For companies experiencing financial loss due to the COVID-19 economic crisis, finding ways to quickly increase cash flow is a top priority. One opportunity that should be considered is claiming COVID-19 losses on your business federal income tax returns.
Accelerating Losses from COVID-19 on Your 2019 Business Income Taxes
On March 13, 2020, the President issued an emergency declaration under the Robert T. Stafford Disaster Relief and Emergency Assistance Act in response to the ongoing COVID-19 pandemic. This allows businesses to utilize IRS Section 165(i) which says “companies experiencing financial loss due to natural disasters may accelerate those losses to the fiscal year immediately preceding the disaster event.”
For the 2019 calendar tax year, business owners have until the fall of 2021 to file an original or amended tax return to make this election. The business owner has the burden of proving the existence of the casualty as the cause of the Section 165 loss. The mere showing of a loss, without establishing it was caused by a casualty, will not suffice. In addition, you must establish that the loss was a direct, rather than an indirect, result of the casualty.
In order to claim a loss under Section 165, all of these must be true:
- Compensation for the loss can’t come from insurance or anywhere else.
- The loss must be caused by an identifiable event, which in this case is COVID-19.
- It must be evidenced by closed and completed transactions.
- The losses sustained must relate to the disaster event and must be sustained during the taxable year of the event.
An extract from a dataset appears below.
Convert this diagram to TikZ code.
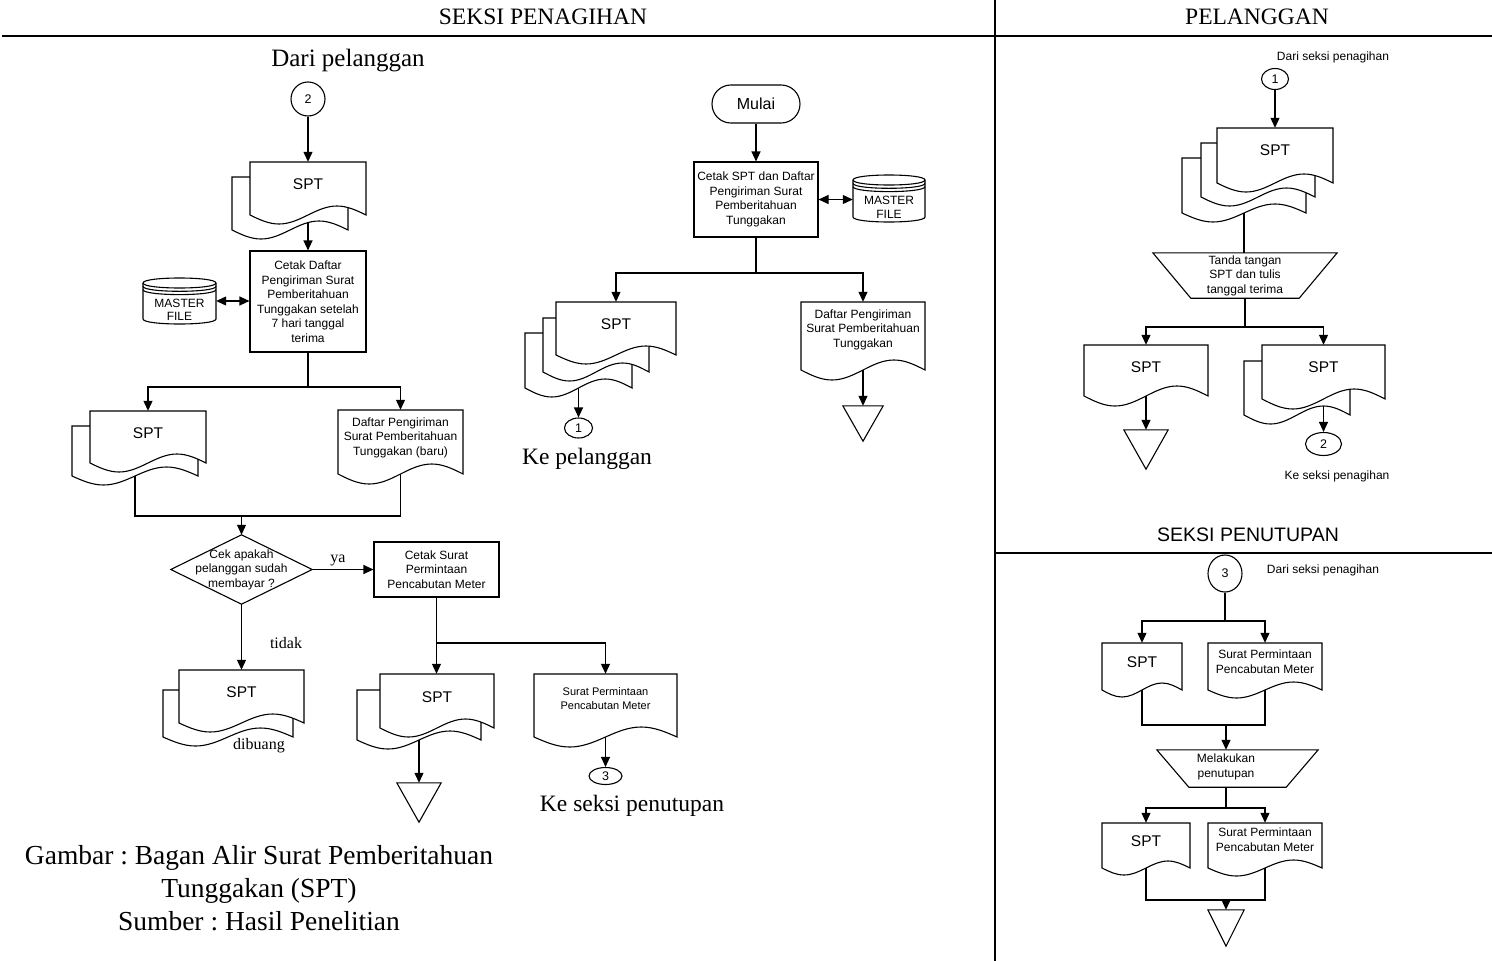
\documentclass[tikz,border=0pt]{standalone}
\usepackage{fontspec}
\setmainfont{Liberation Serif}
\setsansfont{Liberation Sans}
\usetikzlibrary{arrows.meta,shapes.geometric}
\pgfdeclarelayer{conns}
\pgfsetlayers{conns,main}
\frenchspacing

\tikzset{
  outline/.style={draw=black, line width=1.1pt},
  shapeline/.style={draw=black, line width=1.1pt, fill=white},
  conn/.style={draw=black, line width=1.1pt},
  arr/.style={conn, -{Triangle[length=10pt,width=9pt]}},
  darr/.style={conn, {Triangle[length=10pt,width=9pt]}-{Triangle[length=10pt,width=9pt]}},
  lbl/.style={font=\sffamily\fontsize{12}{14.5}\selectfont, align=center, inner sep=0pt},
  docnode/.style={lbl, text depth=8.5pt},
  procbox/.style={draw=black, line width=1.1pt, fill=white, lbl},
  conncirc/.style={ellipse, draw=black, line width=1.1pt, fill=white, inner sep=0pt,
    font=\sffamily\fontsize{12.5}{14}\selectfont},
  serif/.style={font=\fontsize{16}{19}\selectfont, inner sep=0pt},
  bigserif/.style={font=\fontsize{23.5}{28}\selectfont, inner sep=0pt},
  hdr/.style={font=\fontsize{23.5}{28}\selectfont, inner sep=0pt},
  boxnode/.style={inner sep=0pt},
  disklbl/.style={font=\sffamily\fontsize{12}{13.5}\selectfont, align=center, inner sep=0pt},
}

% paper document with a wavy lower edge: x0, y0, width, height to the wave midline, wave amplitude
\newcommand{\docpath}[5]{%
  \pgfmathsetmacro\dpR{#1+#3}%
  \pgfmathsetmacro\dpB{#2+#4}%
  \pgfmathsetmacro\dpQa{#1+0.75*#3}%
  \pgfmathsetmacro\dpQb{#1+0.5*#3}%
  \pgfmathsetmacro\dpQc{#1+0.25*#3}%
  \pgfmathsetmacro\dpU{#2+#4-#5}%
  \pgfmathsetmacro\dpD{#2+#4+#5}%
  \filldraw[shapeline] (#1,#2) -- (\dpR,#2) -- (\dpR,\dpB) sin (\dpQa,\dpU) cos (\dpQb,\dpB)
    sin (\dpQc,\dpD) cos (#1,\dpB) -- cycle;%
}
% front document with its named node
\newcommand{\docshape}[8][]{%
  \docpath{#3}{#4}{#5}{#6}{#7}%
  \pgfmathsetmacro\dcX{#3+0.5*#5}%
  \pgfmathsetmacro\dcY{#4+0.5*#6}%
  \node[docnode, minimum width=#5, minimum height=#6, #1] (#2) at (\dcX,\dcY) {#8};%
}
% a copy lying behind, with a named coordinate at its middle
\newcommand{\doccopy}[6]{%
  \docpath{#2}{#3}{#4}{#5}{#6}%
  \pgfmathsetmacro\dcX{#2+0.5*#4}%
  \pgfmathsetmacro\dcY{#3+0.5*#5}%
  \coordinate (#1) at (\dcX,\dcY);%
}
% disk storage: name, centre x, top ellipse y, bottom arc y, half width
\newcommand{\masterfile}[5]{%
  \pgfmathsetmacro\mfL{#2-#5}%
  \pgfmathsetmacro\mfR{#2+#5}%
  \pgfmathsetmacro\mfTd{#3+6.67}%
  \pgfmathsetmacro\mfTu{#3-6.67}%
  \pgfmathsetmacro\mfBd{#4+6.67}%
  \pgfmathsetmacro\mfA{#3+3.3}%
  \pgfmathsetmacro\mfAd{#3+9.97}%
  \pgfmathsetmacro\mfB{#3+6.6}%
  \pgfmathsetmacro\mfBdd{#3+13.27}%
  \filldraw[shapeline] (\mfL,#3) -- (\mfL,#4) .. controls (\mfL,\mfBd) and (\mfR,\mfBd) .. (\mfR,#4)
    -- (\mfR,#3) .. controls (\mfR,\mfTu) and (\mfL,\mfTu) .. (\mfL,#3) -- cycle;
  \draw[outline] (\mfL,#3) .. controls (\mfL,\mfTd) and (\mfR,\mfTd) .. (\mfR,#3);
  \draw[outline] (\mfL,\mfA) .. controls (\mfL,\mfAd) and (\mfR,\mfAd) .. (\mfR,\mfA);
  \draw[outline] (\mfL,\mfB) .. controls (\mfL,\mfBdd) and (\mfR,\mfBdd) .. (\mfR,\mfB);
  \pgfmathsetmacro\mfC{(#3+#4)/2}%
  \pgfmathsetmacro\mfH{#4-#3+10}%
  \pgfmathsetmacro\mfW{2*#5}%
  \node[boxnode, minimum width=\mfW, minimum height=\mfH] (#1) at (#2,\mfC) {};%
}
\newcommand{\spt}{{\fontsize{15.5}{18}\selectfont SPT}}

\begin{document}
\begin{tikzpicture}[x=1pt,y=-1pt]
\useasboundingbox (0,0) rectangle (1492,961);

% ---------- lanes ----------
\draw[conn] (2,36) -- (1492,36);
\draw[conn] (995,0) -- (995,961);
\draw[conn] (995,553) -- (1492,553);
\node[hdr] (hpen) at (543,17) {SEKSI PENAGIHAN};
\node[hdr] (hpel) at (1257,17) {PELANGGAN};
\node[font=\sffamily\fontsize{19.5}{22}\selectfont, inner sep=0pt] (hput) at (1248,535) {SEKSI PENUTUPAN};

% ---------- Seksi penagihan: returned SPT ----------
\node[bigserif, font=\fontsize{25}{30}\selectfont] (dpl) at (348,61) {Dari pelanggan};
\node[conncirc, minimum width=34, minimum height=34] (c2in) at (308,99) {2};
\doccopy{spt1-1}{232}{177}{116}{53}{9}
\docshape[text depth=9pt]{spt1}{250}{162}{116}{53}{9}{\spt}
\node[procbox, minimum width=116, minimum height=101] (p1) at (308,301.5)
  {Cetak Daftar\\Pengiriman Surat\\Pemberitahuan\\Tunggakan setelah\\7 hari tanggal\\terima};
\masterfile{mf1}{179.5}{283}{319}{36.5}
\node[disklbl] (mf1t) at (179.5,310) {MASTER\\FILE};
\coordinate (b1) at (308,387);
\doccopy{spt2-1}{72}{426}{126}{50}{9}
\docshape{spt2}{90}{411}{116}{52}{9}{\spt}
\docshape[text depth=11pt]{dft1}{338}{410}{125}{64}{10}{Daftar Pengiriman\\Surat Pemberitahuan\\Tunggakan (baru)}
\coordinate (m1) at (241.5,516);
\node[lbl, minimum width=141, minimum height=69] (d1) at (241.5,569.5)
  {Cek apakah\\pelanggan sudah\\membayar ?};
\draw[outline] (d1.north) -- (d1.east) -- (d1.south) -- (d1.west) -- cycle;
\node[procbox, minimum width=125, minimum height=55] (p2) at (436.5,569.5)
  {Cetak Surat\\Permintaan\\Pencabutan Meter};
\node[serif] (lya) at (338,560) {ya};
\node[serif] (ltd) at (286,643) {tidak};
\doccopy{spt3-1}{163}{690}{130}{47}{9}
\docshape[text depth=9pt]{spt3}{179}{670}{125}{53}{9}{\spt}
\node[serif] (ldb) at (259,746) {dibuang};
\coordinate (b2) at (436.5,643);
\doccopy{spt4-1}{357}{690}{124}{50}{9}
\docshape{spt4}{380}{674}{114}{54}{9}{\spt}
\docshape[text depth=14pt, font=\sffamily\fontsize{11}{14}\selectfont]{srt1}{534}{674}{143}{63}{10}
  {Surat Permintaan\\Pencabutan Meter}
\node[conncirc, minimum width=33, minimum height=17] (c3out) at (605.5,776) {3};
\node[bigserif] (lks) at (632,806) {Ke seksi penutupan};
\node[boxnode, minimum width=44, minimum height=39] (t1) at (419,802.5) {};
\draw[outline] (t1.north west) -- (t1.north east) -- (t1.south) -- cycle;
\node[font=\fontsize{27.5}{33}\selectfont, align=center, inner sep=0pt] (cap) at (259,888)
  {Gambar : Bagan Alir Surat Pemberitahuan\\Tunggakan (SPT)\\Sumber : Hasil Penelitian};

% ---------- Seksi penagihan: start ----------
\node[draw=black, line width=1.1pt, rounded corners=18.9pt, minimum width=88, minimum height=38,
  font=\sffamily\fontsize{16}{19}\selectfont, inner sep=0pt] (mulai) at (756,104) {Mulai};
\node[procbox, minimum width=124, minimum height=75] (p0) at (756,199.5)
  {Cetak SPT dan Daftar\\Pengiriman Surat\\Pemberitahuan\\Tunggakan};
\masterfile{mf2}{889}{180}{217}{36}
\node[disklbl] (mf2t) at (889,207.5) {MASTER\\FILE};
\coordinate (b3) at (756,273);
\doccopy{spt5-2}{525}{333}{107}{55}{9}
\doccopy{spt5-1}{543}{318}{106}{54}{9}
\docshape[text depth=9pt]{spt5}{556}{302}{120}{53}{9}{\spt}
\docshape[text depth=15pt]{dft2}{801}{302}{124}{68}{10}{Daftar Pengiriman\\Surat Pemberitahuan\\Tunggakan}
\node[conncirc, minimum width=28, minimum height=20] (c1out) at (578.5,428) {1};
\node[bigserif] (lkp) at (587,459) {Ke pelanggan};
\node[boxnode, minimum width=40, minimum height=35] (t2) at (863,423.5) {};
\draw[outline] (t2.north west) -- (t2.north east) -- (t2.south) -- cycle;

% ---------- Pelanggan ----------
\node[lbl] (ldsp1) at (1333,57) {Dari seksi penagihan};
\node[conncirc, minimum width=27, minimum height=21] (c1in) at (1275,79) {1};
\doccopy{spt6-2}{1182}{158}{124}{55}{9}
\doccopy{spt6-1}{1201}{143}{114}{54}{9}
\docshape[text depth=11pt]{spt6}{1217}{128}{116}{55}{9}{\spt}
\node[lbl, minimum width=184, minimum height=45] (tr1) at (1245,275.5)
  {Tanda tangan\\SPT dan tulis\\tanggal terima};
\draw[outline] (tr1.north west) -- (tr1.north east) -- ([xshift=-38pt]tr1.south east)
  -- ([xshift=38pt]tr1.south west) -- cycle;
\coordinate (b4) at (1245,327);
\docshape[text depth=7pt]{spt7}{1084}{345}{124}{51}{10}{\spt}
\doccopy{spt8-1}{1244}{361}{106}{54}{9}
\docshape[text depth=10pt]{spt8}{1262}{345}{123}{54}{10}{\spt}
\node[boxnode, minimum width=44, minimum height=39] (t3) at (1146,449.5) {};
\draw[outline] (t3.north west) -- (t3.north east) -- (t3.south) -- cycle;
\node[conncirc, minimum width=36, minimum height=23] (c2out) at (1323.5,444) {2};
\node[lbl] (lksp) at (1337,476) {Ke seksi penagihan};

% ---------- Seksi penutupan ----------
\node[conncirc, minimum width=34, minimum height=37] (c3in) at (1225,573.5) {3};
\node[lbl] (ldsp2) at (1323,570) {Dari seksi penagihan};
\coordinate (b5) at (1225,621);
\docshape[text depth=9pt]{spt9}{1102}{643}{80}{47}{7}{\spt}
\docshape[text depth=10pt]{srt2}{1208}{643}{114}{47}{8}{Surat Permintaan\\Pencabutan Meter}
\coordinate (m5) at (1226,725);
\node[boxnode, minimum width=161, minimum height=37] (tr2) at (1237.5,768.5) {};
\draw[outline] (tr2.north west) -- (tr2.north east) -- ([xshift=-32pt]tr2.south east)
  -- ([xshift=32pt]tr2.south west) -- cycle;
\node[lbl] (tr2t) at (1226,767) {Melakukan\\penutupan};
\coordinate (b6) at (1226,808);
\docshape[text depth=9pt]{spt10}{1102}{823}{88}{45}{7}{\spt}
\docshape[text depth=12pt]{srt3}{1208}{823}{114}{45}{8}{Surat Permintaan\\Pencabutan Meter}
\coordinate (m6) at (1226,900);
\node[boxnode, minimum width=36, minimum height=36] (t4) at (1226,928) {};
\draw[outline] (t4.north west) -- (t4.north east) -- (t4.south) -- cycle;

% ---------- connectors ----------
\begin{pgfonlayer}{conns}
  \draw[arr] (c2in) -- (spt1.north);
  \draw[arr] (spt1.center) -- (p1.north);
  \draw[darr] (mf1.east) -- (mf1.east -| p1.west);
  \draw[conn] (p1.south) -- (b1);
  \draw[arr] (b1) -| (spt2.north);
  \draw[arr] (b1) -| (dft1.north);
  \draw[conn] (spt2-1) |- (m1);
  \draw[conn] (dft1.center) |- (m1);
  \draw[arr] (m1) -- (d1.north);
  \draw[arr] (d1.east) -- (p2.west);
  \draw[arr] (d1.south) -- (spt3.north);
  \draw[arr] (p2.south) -- (p2.south |- spt4.north);
  \draw[arr] (b2) -| (srt1.north);
  \draw[arr] (spt4-1) -- (t1.north);
  \draw[arr] (srt1.center) -- (c3out.north);

  \draw[arr] (mulai) -- (p0.north);
  \draw[darr] (p0.east) -- (p0.east -| mf2.west);
  \draw[conn] (p0.south) -- (b3);
  \draw[arr] (b3) -| (spt5.north);
  \draw[arr] (b3) -| (dft2.north);
  \draw[arr] (spt5-2) -- (spt5-2 |- c1out.north);
  \draw[arr] (dft2.center) -- (t2.north);

  \draw[arr] (c1in) -- (spt6.north);
  \draw[conn] (spt6-2) -- (spt6-2 |- tr1.north);
  \draw[conn] (tr1.south) -- (b4);
  \draw[arr] (b4) -| (spt7.north);
  \draw[arr] (b4) -| (spt8.north);
  \draw[arr] (spt7.center) -- (t3.north);
  \draw[arr] (spt8.center) -- (c2out.north);

  \draw[conn] (c3in) -- (b5);
  \draw[arr] (b5) -| (spt9.north);
  \draw[arr] (b5) -| (srt2.north);
  \draw[conn] (spt9.center) |- (m5);
  \draw[conn] (srt2.center) |- (m5);
  \draw[arr] (m5) -- (m5 |- tr2.north);
  \draw[conn] (m5 |- tr2.south) -- (b6);
  \draw[arr] (b6) -| (spt10.north);
  \draw[arr] (b6) -| (srt3.north);
  \draw[conn] (spt10.center) |- (m6);
  \draw[conn] (srt3.center) |- (m6);
  \draw[arr] (m6) -- (t4.north);
\end{pgfonlayer}
\end{tikzpicture}
\end{document}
- Closure costs of store and facility locations.
- Complete abandonment of leasehold improvements.
- Disposal of inventory, supplies, and other property that have become unsaleable due to spoilage or otherwise.
- Permanent abandonment of fixed assets.
- Losses from the sale or exchange of property.
- Costs of terminating business transactions for costs otherwise capitalized.
- Payments made to terminate contracts, leases, or licenses.
- Prepaid events, travel, conference space, hotel rooms, etc. when a refund or credit was not provided
- Worthless securities.
What Does Not Qualify?
- A decline in fair market value of the property.
- Lost revenues.
- Goodwill losses are difficult to write off under Section 165 because careful analysis needs to be considered and documented.
How will the COVID-19 Pandemic Affect Tax Deductions?
If you have a 2020 Section 165(i) loss that you accelerate into 2019 and it creates a tax loss, you can also take advantage of the newly issued net operating loss (NOL) carryback allowance under the CARES Act. The CARES Act provides that NOLs incurred in 2018, 2019, and 2020 may be carried back to offset taxable income during the five-year period prior to the year in which the NOL was incurred. The CARES Act also temporarily removes the taxable income limitation allowing taxpayers to utilize NOLs to offset 100% of taxable income in tax years 2018, 2019, and 2020.
The rules governing casualty losses may not apply because the losses are to business operations, rather than property. If you own a building, it’s not worthless but it may not be useable for the next few months. Just because it doesn’t destroy buildings doesn’t mean COVID-19 isn’t negatively impacting businesses. Net operating losses (NOLs) will occur and taxpayers can mitigate NOLs through carry-forwards and carry-backs. So while the company that owns the building can’t claim a loss of the building itself, it can claim the loss of income against past or future tax filings.
This current disrupter took business owners by surprise and is challenging even in the most well-thought-out contingency plans. It has resulted in business shut-down, slow-down, or quick reinvention in what the business does and how it does it. As the COVID-19 crisis continues to affect businesses, it is imperative to review all options available to business owners regarding government funding programs as well as tax relief opportunities.